Single out each line with the word "that" and copy it.

▶ SUPPLIED DATA:
----------

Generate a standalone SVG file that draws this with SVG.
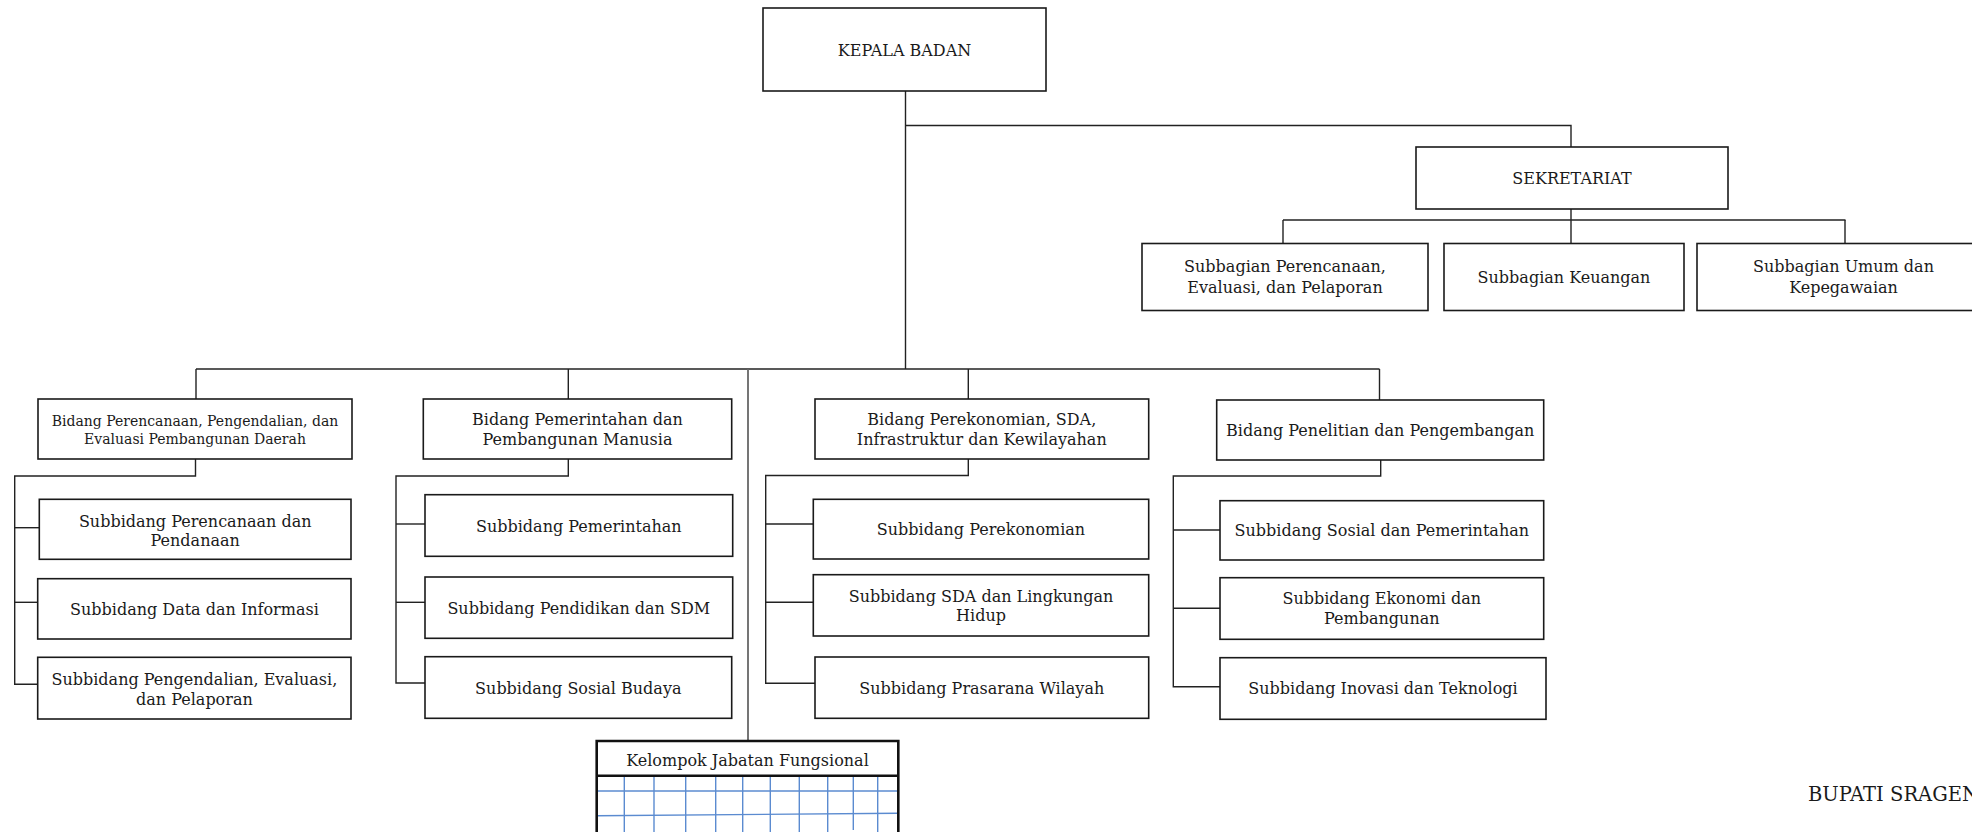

----------

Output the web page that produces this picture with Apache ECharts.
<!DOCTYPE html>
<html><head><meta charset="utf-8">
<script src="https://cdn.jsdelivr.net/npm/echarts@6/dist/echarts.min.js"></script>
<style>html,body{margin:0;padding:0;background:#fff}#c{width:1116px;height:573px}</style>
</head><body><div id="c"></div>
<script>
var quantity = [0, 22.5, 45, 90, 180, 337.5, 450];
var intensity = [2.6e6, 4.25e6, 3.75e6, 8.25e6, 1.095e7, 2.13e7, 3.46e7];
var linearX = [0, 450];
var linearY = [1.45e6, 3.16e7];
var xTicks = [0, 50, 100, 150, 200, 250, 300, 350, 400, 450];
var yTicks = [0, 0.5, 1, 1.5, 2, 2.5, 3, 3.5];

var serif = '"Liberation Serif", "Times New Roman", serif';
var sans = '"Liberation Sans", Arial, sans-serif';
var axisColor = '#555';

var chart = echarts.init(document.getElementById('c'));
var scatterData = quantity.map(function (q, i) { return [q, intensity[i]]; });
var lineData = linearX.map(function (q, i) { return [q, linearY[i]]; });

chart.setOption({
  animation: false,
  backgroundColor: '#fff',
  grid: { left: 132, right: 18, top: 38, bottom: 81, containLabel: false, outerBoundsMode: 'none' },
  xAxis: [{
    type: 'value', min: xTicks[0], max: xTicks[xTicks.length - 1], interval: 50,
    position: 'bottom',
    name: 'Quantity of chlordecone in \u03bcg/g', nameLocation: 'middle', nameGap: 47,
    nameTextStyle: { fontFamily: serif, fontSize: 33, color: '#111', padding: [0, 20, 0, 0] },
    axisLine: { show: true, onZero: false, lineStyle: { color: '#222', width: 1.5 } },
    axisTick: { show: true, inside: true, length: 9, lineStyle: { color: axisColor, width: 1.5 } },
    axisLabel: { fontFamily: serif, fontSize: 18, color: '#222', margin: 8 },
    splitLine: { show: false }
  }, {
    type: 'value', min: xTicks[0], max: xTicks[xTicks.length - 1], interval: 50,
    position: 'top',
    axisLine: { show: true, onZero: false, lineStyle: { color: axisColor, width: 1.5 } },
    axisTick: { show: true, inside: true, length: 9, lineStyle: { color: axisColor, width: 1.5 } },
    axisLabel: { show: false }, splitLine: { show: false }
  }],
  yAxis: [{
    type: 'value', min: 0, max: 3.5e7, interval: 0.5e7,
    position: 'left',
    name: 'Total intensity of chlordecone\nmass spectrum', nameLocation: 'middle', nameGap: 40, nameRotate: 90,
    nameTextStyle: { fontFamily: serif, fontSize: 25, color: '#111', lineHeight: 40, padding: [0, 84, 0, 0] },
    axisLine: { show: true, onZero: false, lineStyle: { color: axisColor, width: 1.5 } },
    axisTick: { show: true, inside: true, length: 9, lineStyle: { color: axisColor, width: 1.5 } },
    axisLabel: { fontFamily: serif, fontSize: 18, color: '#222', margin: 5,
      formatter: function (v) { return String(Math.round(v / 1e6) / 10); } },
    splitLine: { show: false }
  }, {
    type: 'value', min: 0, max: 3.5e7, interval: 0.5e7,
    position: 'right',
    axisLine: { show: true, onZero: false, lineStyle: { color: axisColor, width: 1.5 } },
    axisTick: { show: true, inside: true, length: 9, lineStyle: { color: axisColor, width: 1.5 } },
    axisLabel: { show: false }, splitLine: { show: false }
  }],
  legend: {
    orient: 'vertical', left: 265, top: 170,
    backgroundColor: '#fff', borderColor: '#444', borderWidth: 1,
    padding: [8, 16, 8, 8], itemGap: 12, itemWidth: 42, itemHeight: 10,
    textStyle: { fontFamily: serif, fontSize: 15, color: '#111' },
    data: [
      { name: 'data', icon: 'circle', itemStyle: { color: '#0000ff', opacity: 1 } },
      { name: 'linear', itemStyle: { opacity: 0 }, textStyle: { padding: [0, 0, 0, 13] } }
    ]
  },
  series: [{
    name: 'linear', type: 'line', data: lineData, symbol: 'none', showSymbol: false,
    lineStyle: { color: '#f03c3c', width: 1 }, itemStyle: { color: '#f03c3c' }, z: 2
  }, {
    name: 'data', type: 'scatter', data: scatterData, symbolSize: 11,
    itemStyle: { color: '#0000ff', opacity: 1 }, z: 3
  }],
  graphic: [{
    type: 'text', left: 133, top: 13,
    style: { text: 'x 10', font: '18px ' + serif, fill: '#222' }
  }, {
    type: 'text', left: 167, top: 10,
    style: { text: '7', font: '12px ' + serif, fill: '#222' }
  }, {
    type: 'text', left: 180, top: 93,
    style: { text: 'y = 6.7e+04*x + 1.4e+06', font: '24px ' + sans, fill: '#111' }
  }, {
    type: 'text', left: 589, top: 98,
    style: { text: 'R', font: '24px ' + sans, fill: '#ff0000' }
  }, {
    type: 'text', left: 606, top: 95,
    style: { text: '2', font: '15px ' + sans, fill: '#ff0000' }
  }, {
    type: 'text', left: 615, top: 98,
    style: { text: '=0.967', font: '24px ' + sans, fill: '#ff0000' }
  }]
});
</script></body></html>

----------

▶ TASK ANSWER:
Generate a standalone SVG file that draws this with SVG.
Output the web page that produces this picture with Apache ECharts.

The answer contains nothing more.